▸ **WORK INSTRUCTIONS**
Begin at the first line of the data and copy each line through the one containing "top_starts = [top_v1, top_v2, top_v3, top_v4, top_v5, top_v6]", that line included, with no pictures.

▸ **DATA FOR THIS TASK**
------------------------------------
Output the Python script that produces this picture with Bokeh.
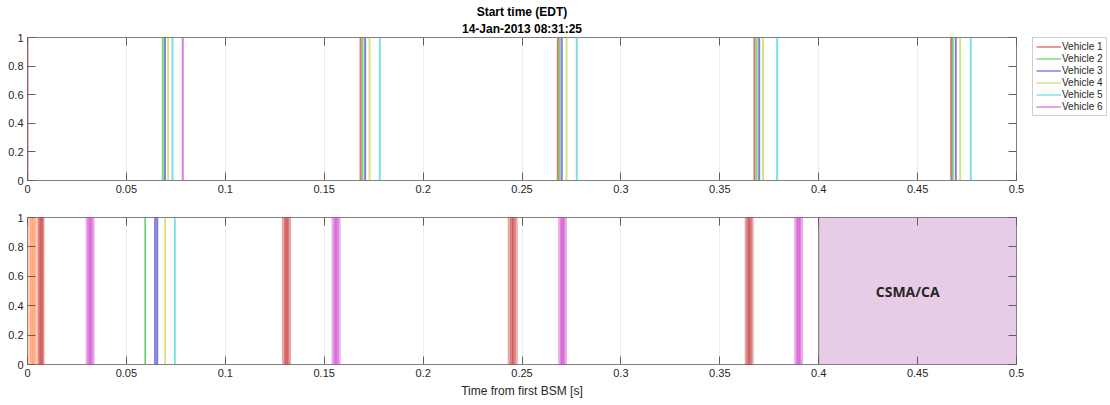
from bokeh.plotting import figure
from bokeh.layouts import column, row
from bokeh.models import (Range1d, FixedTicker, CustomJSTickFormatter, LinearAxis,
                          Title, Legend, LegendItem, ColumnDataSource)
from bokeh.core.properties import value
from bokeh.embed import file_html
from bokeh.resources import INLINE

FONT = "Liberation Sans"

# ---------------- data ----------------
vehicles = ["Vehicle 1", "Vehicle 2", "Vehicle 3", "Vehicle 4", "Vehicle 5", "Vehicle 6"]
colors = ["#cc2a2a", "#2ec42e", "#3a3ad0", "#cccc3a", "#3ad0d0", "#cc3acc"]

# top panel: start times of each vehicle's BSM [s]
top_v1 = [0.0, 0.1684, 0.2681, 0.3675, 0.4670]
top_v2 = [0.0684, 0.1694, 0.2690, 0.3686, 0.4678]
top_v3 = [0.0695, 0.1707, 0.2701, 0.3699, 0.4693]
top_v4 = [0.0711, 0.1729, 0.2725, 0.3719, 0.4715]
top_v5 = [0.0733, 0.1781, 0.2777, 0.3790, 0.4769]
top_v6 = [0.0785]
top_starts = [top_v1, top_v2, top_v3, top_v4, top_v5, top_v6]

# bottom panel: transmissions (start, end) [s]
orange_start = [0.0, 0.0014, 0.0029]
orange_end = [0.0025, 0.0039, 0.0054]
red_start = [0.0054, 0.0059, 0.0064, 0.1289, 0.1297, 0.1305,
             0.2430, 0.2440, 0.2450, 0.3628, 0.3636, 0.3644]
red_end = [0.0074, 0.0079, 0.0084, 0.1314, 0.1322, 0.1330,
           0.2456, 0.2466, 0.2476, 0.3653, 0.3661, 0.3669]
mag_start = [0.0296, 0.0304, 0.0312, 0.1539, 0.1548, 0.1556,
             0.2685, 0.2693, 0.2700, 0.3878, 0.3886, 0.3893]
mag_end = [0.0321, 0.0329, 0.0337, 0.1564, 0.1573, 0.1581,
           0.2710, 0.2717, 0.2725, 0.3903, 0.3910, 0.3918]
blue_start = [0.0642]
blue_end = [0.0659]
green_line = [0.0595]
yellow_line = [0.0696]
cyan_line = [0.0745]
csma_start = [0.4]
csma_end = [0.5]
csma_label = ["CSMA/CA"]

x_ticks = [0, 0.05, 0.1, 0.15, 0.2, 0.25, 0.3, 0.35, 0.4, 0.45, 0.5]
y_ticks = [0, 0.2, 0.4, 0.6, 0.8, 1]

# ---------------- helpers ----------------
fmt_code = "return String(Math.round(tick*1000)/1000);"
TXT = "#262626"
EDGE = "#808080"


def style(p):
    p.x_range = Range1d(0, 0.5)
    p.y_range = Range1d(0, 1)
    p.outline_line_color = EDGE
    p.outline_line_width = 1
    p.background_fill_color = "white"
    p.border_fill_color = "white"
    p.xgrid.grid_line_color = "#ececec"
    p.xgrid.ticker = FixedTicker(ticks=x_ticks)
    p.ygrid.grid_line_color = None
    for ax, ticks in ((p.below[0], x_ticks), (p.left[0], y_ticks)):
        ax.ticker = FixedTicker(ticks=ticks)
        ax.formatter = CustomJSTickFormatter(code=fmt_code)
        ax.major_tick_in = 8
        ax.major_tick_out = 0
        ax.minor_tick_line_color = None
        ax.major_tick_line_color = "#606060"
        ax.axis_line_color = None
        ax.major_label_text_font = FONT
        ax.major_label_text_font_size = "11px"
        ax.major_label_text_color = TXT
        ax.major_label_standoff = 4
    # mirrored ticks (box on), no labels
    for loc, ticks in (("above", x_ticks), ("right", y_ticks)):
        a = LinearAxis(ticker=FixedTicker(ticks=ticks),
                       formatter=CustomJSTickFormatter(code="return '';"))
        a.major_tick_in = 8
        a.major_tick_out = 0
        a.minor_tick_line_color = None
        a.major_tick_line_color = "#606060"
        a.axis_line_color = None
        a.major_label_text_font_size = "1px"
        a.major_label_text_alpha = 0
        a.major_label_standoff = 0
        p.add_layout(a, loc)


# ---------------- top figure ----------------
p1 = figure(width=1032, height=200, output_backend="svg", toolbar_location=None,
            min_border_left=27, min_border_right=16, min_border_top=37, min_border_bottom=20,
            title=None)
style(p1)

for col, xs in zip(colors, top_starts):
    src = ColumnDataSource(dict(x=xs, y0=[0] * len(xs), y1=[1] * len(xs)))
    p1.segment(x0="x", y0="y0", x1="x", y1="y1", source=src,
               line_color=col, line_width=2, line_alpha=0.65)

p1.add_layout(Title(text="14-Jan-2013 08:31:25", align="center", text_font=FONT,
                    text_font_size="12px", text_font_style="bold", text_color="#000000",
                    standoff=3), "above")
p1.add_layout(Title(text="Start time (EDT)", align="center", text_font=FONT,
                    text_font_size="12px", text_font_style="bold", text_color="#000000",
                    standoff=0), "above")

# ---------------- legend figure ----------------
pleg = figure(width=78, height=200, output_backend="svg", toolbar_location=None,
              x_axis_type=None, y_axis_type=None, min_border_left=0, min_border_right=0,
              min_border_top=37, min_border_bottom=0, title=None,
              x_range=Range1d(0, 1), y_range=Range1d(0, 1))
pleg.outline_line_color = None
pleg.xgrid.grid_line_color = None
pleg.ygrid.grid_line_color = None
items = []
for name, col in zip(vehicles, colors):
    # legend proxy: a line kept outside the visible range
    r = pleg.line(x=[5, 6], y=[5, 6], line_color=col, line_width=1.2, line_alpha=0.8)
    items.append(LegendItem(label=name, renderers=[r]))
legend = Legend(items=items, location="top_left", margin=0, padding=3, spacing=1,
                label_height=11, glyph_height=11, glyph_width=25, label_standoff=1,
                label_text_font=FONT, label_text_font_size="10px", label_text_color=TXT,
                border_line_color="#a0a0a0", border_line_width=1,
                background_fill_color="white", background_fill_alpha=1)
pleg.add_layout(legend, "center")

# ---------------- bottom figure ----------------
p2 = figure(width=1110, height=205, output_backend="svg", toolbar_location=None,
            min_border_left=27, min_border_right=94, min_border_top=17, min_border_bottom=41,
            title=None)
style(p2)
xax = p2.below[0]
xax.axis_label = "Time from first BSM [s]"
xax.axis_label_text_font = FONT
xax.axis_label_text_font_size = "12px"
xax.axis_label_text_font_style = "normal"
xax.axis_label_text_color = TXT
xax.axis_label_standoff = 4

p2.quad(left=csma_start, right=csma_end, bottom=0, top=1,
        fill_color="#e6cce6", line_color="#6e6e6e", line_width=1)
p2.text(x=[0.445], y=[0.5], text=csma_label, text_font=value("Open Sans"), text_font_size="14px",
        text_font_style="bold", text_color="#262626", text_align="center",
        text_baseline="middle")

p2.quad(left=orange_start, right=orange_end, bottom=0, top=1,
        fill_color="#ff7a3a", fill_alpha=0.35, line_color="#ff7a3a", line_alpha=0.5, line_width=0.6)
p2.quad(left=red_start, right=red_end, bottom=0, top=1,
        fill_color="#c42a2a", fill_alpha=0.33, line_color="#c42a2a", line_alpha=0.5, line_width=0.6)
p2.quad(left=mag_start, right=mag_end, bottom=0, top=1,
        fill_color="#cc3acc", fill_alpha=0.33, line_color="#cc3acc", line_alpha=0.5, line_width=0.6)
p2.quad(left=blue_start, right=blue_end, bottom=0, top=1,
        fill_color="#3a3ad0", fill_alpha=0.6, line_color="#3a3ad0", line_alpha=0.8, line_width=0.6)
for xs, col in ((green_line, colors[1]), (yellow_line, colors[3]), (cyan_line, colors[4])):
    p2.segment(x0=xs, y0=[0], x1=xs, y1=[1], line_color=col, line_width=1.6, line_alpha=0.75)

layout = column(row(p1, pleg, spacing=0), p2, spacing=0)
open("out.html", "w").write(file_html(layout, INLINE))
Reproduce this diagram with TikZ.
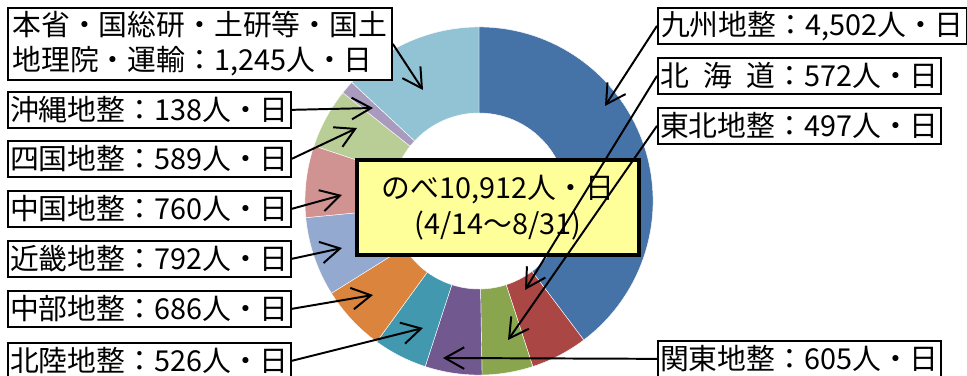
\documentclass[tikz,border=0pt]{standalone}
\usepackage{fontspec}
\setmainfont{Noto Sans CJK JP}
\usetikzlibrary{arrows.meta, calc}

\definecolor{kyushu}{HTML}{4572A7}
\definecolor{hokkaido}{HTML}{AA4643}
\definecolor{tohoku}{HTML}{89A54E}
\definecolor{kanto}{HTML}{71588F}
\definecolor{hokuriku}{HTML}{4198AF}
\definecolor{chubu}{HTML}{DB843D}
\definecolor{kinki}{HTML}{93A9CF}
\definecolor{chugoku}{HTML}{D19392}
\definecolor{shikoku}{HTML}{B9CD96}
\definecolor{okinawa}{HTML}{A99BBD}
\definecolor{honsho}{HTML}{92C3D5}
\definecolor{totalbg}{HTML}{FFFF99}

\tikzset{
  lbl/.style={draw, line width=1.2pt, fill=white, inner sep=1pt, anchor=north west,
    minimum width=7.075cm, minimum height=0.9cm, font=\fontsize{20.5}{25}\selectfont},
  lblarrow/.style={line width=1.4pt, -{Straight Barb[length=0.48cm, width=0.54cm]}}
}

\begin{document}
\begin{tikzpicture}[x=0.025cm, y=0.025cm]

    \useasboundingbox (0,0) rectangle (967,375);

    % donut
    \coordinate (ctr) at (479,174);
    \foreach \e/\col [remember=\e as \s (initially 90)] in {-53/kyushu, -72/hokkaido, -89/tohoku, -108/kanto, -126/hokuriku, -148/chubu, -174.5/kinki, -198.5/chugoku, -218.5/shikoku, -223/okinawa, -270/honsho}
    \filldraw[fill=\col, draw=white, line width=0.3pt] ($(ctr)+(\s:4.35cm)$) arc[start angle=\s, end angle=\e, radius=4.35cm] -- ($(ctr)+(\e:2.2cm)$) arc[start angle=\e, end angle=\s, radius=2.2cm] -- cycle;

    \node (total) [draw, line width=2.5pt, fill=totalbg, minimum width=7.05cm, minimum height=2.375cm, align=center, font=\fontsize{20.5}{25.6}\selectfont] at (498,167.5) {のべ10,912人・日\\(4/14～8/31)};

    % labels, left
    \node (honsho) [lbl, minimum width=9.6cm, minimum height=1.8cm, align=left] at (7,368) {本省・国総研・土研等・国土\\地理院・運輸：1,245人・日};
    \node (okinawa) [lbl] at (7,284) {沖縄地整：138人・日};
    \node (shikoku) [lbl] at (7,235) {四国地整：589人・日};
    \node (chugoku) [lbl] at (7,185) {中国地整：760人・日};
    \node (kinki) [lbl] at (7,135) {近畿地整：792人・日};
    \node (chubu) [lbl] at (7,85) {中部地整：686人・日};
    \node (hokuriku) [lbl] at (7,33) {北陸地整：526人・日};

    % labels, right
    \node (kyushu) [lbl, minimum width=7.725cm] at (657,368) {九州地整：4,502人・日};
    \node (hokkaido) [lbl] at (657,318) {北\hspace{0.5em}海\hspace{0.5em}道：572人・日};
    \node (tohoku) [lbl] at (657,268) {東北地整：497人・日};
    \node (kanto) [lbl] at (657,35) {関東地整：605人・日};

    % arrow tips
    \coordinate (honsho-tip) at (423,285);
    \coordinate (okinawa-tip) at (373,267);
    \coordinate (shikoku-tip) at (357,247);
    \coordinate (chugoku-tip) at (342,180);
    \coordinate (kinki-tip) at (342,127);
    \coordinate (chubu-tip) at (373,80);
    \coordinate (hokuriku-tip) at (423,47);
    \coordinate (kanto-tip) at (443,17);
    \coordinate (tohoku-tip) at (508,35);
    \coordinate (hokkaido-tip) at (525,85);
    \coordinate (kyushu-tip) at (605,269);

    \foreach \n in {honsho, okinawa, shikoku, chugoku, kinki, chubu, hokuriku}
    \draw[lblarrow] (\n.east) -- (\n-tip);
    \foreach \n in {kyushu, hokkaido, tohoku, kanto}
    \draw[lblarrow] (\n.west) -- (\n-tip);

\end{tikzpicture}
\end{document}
------------------------------------
▸ **THE RESULT**
Output the Python script that produces this picture with Bokeh.
from bokeh.plotting import figure
from bokeh.layouts import column, row
from bokeh.models import (Range1d, FixedTicker, CustomJSTickFormatter, LinearAxis,
                          Title, Legend, LegendItem, ColumnDataSource)
from bokeh.core.properties import value
from bokeh.embed import file_html
from bokeh.resources import INLINE

FONT = "Liberation Sans"

# ---------------- data ----------------
vehicles = ["Vehicle 1", "Vehicle 2", "Vehicle 3", "Vehicle 4", "Vehicle 5", "Vehicle 6"]
colors = ["#cc2a2a", "#2ec42e", "#3a3ad0", "#cccc3a", "#3ad0d0", "#cc3acc"]

# top panel: start times of each vehicle's BSM [s]
top_v1 = [0.0, 0.1684, 0.2681, 0.3675, 0.4670]
top_v2 = [0.0684, 0.1694, 0.2690, 0.3686, 0.4678]
top_v3 = [0.0695, 0.1707, 0.2701, 0.3699, 0.4693]
top_v4 = [0.0711, 0.1729, 0.2725, 0.3719, 0.4715]
top_v5 = [0.0733, 0.1781, 0.2777, 0.3790, 0.4769]
top_v6 = [0.0785]
top_starts = [top_v1, top_v2, top_v3, top_v4, top_v5, top_v6]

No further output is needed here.